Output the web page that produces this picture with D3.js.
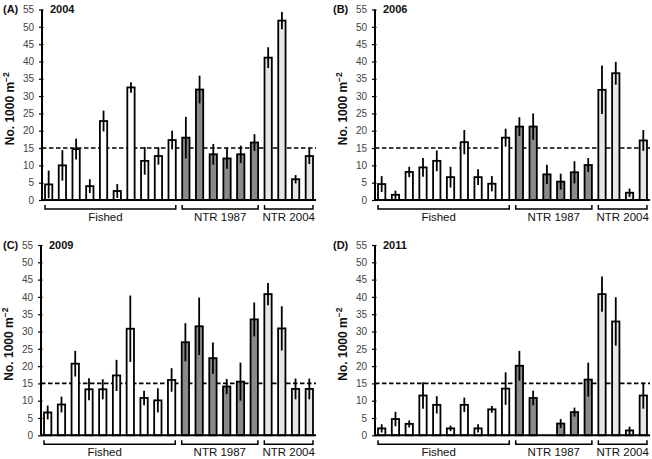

---

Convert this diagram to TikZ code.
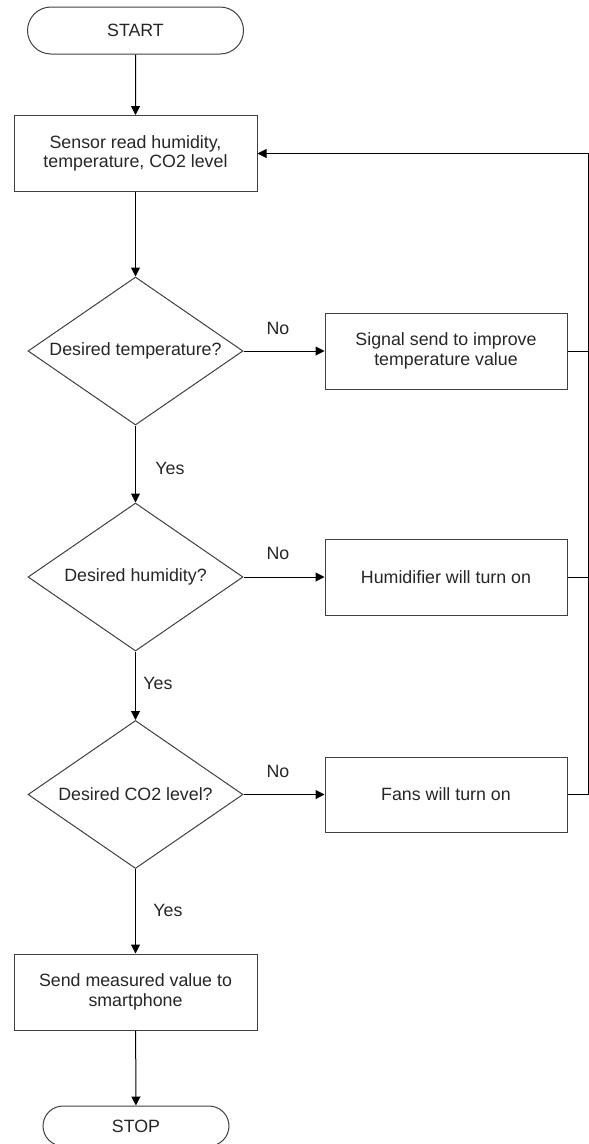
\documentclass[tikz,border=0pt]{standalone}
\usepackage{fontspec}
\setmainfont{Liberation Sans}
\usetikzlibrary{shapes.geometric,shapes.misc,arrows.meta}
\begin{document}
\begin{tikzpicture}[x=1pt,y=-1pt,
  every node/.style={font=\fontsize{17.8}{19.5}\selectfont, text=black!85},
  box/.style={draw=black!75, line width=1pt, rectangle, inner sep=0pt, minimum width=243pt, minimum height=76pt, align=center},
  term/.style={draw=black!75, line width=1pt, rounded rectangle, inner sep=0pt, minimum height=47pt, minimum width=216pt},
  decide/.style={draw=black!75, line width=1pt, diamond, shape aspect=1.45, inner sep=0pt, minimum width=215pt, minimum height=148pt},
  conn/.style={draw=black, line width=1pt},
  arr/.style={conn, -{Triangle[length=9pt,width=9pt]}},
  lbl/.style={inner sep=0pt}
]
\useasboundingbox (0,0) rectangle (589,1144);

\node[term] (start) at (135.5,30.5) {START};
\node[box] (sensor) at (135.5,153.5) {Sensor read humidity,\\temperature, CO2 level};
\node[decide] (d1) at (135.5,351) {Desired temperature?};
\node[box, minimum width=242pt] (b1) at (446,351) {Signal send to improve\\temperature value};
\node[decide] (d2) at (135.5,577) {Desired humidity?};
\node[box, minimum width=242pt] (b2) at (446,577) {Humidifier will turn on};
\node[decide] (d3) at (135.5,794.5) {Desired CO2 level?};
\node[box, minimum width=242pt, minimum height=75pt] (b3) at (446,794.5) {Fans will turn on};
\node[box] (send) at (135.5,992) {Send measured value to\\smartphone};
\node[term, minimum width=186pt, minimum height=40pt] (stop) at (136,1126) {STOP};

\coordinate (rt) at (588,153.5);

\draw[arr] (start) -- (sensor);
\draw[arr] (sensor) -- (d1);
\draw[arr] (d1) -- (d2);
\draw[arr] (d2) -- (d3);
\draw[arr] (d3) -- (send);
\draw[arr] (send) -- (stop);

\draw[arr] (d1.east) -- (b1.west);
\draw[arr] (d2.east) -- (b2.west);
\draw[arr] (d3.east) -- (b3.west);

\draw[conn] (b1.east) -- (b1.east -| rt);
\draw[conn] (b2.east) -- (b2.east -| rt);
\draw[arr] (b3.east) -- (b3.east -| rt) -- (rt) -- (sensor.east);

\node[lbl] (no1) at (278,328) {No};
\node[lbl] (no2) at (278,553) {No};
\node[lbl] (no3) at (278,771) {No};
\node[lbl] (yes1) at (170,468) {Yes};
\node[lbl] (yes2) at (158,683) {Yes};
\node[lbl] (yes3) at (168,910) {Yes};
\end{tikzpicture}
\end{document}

---

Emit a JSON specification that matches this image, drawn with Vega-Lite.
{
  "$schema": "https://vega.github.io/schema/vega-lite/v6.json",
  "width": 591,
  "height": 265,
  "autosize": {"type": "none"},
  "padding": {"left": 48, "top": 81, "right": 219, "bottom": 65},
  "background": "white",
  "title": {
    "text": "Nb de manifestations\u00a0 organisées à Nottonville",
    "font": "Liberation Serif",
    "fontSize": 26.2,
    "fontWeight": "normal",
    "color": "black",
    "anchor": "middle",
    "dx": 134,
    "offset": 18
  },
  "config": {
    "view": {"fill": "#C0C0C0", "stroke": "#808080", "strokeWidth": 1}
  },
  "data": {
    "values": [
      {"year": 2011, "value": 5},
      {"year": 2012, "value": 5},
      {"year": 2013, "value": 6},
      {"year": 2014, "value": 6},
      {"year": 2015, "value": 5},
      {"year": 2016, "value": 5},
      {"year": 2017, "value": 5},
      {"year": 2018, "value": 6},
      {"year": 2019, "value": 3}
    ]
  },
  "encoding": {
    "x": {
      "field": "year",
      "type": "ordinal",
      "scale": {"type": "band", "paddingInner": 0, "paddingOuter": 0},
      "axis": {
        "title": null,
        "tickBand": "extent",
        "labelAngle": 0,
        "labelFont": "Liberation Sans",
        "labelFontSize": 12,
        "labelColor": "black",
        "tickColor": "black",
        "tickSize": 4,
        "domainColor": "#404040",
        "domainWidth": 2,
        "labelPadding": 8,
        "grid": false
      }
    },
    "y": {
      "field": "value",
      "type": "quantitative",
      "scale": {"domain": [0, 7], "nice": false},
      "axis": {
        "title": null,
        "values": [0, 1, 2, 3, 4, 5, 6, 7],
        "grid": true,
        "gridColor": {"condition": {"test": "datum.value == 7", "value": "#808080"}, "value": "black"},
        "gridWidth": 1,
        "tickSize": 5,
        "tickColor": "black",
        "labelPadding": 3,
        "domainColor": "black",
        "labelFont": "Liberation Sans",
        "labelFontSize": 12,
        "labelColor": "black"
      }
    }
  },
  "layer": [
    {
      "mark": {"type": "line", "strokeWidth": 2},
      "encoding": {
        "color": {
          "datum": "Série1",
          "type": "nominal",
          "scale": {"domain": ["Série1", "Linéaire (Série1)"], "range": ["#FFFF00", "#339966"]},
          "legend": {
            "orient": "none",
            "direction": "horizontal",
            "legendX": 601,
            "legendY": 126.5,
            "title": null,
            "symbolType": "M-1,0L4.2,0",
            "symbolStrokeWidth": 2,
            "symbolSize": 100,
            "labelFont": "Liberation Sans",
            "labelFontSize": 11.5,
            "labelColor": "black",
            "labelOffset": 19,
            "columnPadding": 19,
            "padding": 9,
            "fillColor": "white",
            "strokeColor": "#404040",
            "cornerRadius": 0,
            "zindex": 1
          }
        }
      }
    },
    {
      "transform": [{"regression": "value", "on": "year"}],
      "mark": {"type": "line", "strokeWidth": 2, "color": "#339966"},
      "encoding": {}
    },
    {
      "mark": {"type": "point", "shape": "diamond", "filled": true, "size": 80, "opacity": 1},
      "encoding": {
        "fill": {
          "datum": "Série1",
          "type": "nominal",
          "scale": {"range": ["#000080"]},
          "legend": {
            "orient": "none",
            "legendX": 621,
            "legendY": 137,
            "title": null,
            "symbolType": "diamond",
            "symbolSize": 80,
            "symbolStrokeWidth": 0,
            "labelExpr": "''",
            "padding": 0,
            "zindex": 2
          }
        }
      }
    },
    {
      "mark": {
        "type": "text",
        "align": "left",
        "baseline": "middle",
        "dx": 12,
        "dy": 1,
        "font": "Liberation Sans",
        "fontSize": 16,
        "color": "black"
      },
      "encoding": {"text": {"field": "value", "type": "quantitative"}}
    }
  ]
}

What the exercise asks → Find every line above that contains the word "with", and return each one.

Output for this exercise →
Output the web page that produces this picture with D3.js.
Emit a JSON specification that matches this image, drawn with Vega-Lite.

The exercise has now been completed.